## STATED GOAL
Omit the pictures and output exactly the lines from the start of the entries through the line containing "import pandas as pd".

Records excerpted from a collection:
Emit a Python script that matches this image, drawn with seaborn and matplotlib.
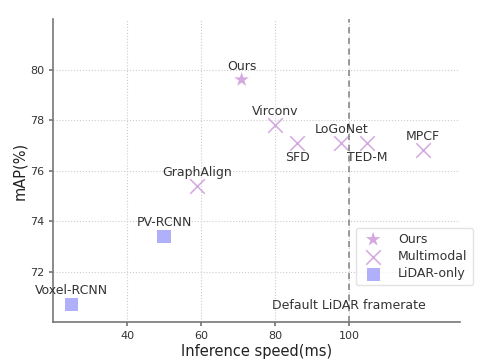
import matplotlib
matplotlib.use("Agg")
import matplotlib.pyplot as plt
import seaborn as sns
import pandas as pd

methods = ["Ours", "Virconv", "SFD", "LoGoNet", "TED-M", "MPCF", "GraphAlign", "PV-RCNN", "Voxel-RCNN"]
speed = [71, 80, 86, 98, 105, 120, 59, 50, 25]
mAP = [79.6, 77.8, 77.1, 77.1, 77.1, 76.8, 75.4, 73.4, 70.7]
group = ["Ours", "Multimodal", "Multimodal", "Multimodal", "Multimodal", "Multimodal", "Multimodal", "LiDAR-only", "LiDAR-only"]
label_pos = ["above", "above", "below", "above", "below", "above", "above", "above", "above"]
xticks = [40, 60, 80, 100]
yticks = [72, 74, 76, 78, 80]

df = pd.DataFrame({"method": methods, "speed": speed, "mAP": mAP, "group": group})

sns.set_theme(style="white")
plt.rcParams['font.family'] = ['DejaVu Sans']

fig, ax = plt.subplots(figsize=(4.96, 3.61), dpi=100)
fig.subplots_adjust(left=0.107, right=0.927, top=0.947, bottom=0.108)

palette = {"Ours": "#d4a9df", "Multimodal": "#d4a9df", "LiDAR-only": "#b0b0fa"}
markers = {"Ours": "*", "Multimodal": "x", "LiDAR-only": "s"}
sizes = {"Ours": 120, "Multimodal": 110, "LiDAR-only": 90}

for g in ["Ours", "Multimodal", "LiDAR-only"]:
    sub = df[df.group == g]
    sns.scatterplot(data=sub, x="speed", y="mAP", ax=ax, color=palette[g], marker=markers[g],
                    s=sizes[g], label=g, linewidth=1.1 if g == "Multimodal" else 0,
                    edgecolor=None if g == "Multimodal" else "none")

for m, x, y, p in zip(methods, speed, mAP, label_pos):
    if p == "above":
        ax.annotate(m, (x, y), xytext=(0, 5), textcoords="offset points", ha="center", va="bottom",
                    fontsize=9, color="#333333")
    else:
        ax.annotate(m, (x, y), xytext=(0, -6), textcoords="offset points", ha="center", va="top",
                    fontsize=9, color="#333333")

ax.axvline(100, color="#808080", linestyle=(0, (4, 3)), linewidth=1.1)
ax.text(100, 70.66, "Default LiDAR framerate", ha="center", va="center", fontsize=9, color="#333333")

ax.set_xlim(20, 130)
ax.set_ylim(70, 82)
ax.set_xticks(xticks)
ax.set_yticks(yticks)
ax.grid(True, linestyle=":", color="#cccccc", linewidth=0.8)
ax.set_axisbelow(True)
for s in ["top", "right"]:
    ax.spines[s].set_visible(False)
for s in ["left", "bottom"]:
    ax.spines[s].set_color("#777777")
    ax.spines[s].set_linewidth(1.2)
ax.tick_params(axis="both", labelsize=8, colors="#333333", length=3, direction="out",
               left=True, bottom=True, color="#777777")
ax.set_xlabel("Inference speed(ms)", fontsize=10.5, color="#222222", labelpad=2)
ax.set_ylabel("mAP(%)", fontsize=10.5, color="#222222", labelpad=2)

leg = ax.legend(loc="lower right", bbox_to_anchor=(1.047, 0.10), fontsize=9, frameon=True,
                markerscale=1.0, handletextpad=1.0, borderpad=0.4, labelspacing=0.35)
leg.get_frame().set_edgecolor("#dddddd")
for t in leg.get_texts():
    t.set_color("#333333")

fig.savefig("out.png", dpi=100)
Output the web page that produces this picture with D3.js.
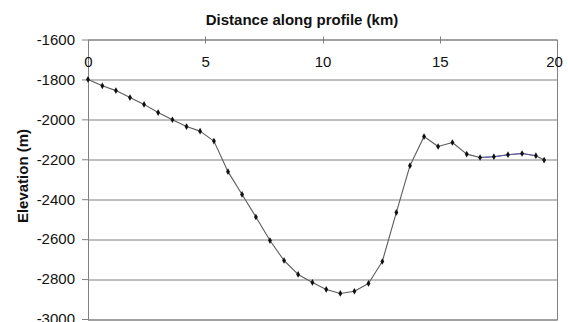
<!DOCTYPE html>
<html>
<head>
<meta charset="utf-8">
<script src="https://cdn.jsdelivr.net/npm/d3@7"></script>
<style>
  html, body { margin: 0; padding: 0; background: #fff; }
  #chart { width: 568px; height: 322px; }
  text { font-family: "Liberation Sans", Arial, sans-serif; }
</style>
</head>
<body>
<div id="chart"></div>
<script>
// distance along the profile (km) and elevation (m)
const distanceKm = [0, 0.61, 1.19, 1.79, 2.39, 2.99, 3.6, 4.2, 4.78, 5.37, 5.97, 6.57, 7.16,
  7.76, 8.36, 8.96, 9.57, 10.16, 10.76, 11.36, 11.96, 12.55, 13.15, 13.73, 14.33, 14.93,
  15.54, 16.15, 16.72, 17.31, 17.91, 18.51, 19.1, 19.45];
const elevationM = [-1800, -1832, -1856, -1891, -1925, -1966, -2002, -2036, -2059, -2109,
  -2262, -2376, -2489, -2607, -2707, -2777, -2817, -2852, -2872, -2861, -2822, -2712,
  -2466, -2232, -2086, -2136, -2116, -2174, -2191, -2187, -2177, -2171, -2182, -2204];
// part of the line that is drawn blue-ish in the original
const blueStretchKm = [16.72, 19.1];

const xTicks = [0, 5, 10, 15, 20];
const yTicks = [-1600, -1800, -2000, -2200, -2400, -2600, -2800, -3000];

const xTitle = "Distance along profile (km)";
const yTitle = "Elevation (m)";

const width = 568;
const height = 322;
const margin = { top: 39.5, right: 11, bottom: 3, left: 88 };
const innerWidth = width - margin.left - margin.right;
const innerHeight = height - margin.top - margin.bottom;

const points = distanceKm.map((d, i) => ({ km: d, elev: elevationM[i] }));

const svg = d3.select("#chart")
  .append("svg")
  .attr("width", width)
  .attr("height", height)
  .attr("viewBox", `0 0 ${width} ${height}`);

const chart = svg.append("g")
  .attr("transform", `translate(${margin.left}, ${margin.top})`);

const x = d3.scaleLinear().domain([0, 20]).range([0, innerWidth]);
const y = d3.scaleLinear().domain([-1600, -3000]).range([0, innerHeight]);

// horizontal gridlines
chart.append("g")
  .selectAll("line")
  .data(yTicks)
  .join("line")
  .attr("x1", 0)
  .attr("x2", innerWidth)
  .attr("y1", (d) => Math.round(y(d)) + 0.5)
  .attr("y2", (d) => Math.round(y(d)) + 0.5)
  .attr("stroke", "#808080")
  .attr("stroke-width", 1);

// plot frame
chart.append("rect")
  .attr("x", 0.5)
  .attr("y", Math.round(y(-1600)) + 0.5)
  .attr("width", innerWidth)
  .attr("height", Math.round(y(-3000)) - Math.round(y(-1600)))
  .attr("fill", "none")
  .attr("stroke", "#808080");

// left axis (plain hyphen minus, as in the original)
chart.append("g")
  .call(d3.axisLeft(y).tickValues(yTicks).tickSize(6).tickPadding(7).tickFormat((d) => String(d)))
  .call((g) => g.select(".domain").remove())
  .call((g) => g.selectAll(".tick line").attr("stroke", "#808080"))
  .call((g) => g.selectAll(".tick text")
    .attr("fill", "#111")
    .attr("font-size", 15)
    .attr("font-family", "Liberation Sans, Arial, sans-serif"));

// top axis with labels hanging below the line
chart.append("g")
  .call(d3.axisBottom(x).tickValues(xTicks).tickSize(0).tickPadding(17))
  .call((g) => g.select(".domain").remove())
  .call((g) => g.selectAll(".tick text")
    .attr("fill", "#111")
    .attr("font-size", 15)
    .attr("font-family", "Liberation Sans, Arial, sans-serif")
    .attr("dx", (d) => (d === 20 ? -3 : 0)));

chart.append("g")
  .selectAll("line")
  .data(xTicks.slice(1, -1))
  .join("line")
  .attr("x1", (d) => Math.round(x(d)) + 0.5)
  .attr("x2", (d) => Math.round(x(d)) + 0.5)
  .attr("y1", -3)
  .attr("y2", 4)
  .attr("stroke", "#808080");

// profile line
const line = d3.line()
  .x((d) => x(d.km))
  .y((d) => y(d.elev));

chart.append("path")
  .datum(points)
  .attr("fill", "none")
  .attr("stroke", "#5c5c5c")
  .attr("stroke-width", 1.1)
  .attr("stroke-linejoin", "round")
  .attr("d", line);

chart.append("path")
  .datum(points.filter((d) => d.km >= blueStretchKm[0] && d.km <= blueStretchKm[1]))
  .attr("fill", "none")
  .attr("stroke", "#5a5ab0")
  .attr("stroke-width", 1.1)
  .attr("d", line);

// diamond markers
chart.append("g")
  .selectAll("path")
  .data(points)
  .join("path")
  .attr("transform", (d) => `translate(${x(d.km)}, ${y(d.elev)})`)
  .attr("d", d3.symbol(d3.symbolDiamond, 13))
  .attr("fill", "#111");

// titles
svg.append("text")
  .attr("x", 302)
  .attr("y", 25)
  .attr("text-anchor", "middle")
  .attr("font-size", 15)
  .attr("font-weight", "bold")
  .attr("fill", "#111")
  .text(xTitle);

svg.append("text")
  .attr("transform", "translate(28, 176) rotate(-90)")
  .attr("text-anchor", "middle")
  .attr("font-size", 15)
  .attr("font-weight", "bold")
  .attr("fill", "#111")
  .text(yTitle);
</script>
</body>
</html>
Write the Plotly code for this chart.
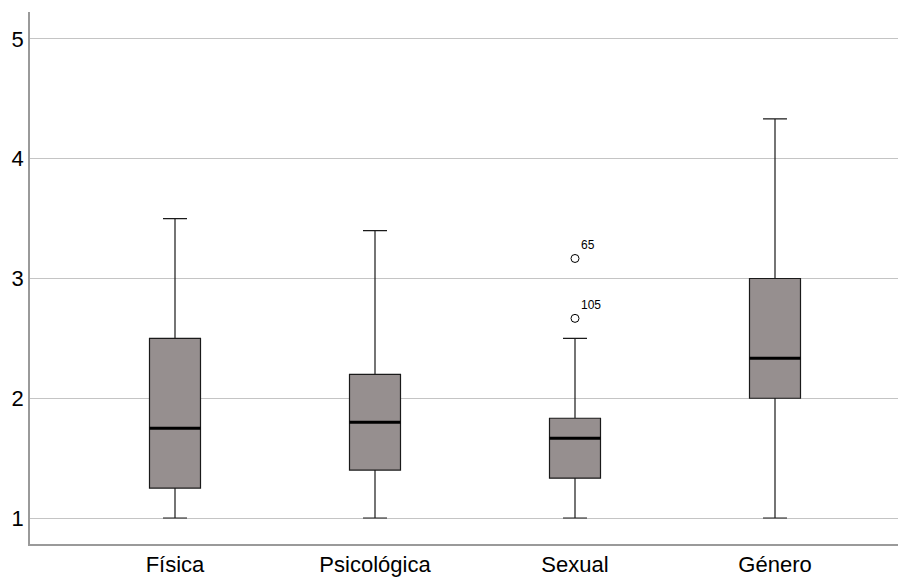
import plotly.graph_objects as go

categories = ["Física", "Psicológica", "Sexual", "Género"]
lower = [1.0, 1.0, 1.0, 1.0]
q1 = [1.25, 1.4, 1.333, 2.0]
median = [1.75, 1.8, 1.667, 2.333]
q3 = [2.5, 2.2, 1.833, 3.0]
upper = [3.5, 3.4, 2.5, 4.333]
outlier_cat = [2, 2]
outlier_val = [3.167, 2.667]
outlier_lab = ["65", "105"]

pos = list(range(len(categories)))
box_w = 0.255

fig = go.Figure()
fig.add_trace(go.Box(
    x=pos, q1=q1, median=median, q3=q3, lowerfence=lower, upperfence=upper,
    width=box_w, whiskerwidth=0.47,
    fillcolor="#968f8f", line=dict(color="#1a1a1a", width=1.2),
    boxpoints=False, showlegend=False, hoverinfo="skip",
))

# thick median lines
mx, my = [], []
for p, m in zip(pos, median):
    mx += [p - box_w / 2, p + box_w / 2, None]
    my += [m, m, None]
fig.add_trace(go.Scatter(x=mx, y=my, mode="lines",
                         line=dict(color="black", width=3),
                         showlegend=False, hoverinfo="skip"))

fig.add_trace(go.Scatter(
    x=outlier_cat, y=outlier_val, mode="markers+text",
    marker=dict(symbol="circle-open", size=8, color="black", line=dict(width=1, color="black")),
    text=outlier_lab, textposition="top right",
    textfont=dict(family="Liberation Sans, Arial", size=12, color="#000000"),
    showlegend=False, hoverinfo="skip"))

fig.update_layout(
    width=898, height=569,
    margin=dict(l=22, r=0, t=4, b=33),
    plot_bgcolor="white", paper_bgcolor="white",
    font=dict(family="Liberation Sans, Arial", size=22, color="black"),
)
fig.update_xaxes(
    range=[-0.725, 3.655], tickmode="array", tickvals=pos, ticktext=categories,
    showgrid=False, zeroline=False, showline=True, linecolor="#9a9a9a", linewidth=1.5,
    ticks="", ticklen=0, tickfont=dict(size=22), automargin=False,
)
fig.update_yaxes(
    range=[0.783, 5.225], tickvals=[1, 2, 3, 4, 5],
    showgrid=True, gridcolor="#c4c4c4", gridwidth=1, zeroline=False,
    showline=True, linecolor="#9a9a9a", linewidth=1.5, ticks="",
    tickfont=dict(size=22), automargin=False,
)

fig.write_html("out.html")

## RESPONSE TO THE TASK
Emit a Python script that matches this image, drawn with seaborn and matplotlib.
import matplotlib
matplotlib.use("Agg")
import matplotlib.pyplot as plt
import seaborn as sns
import pandas as pd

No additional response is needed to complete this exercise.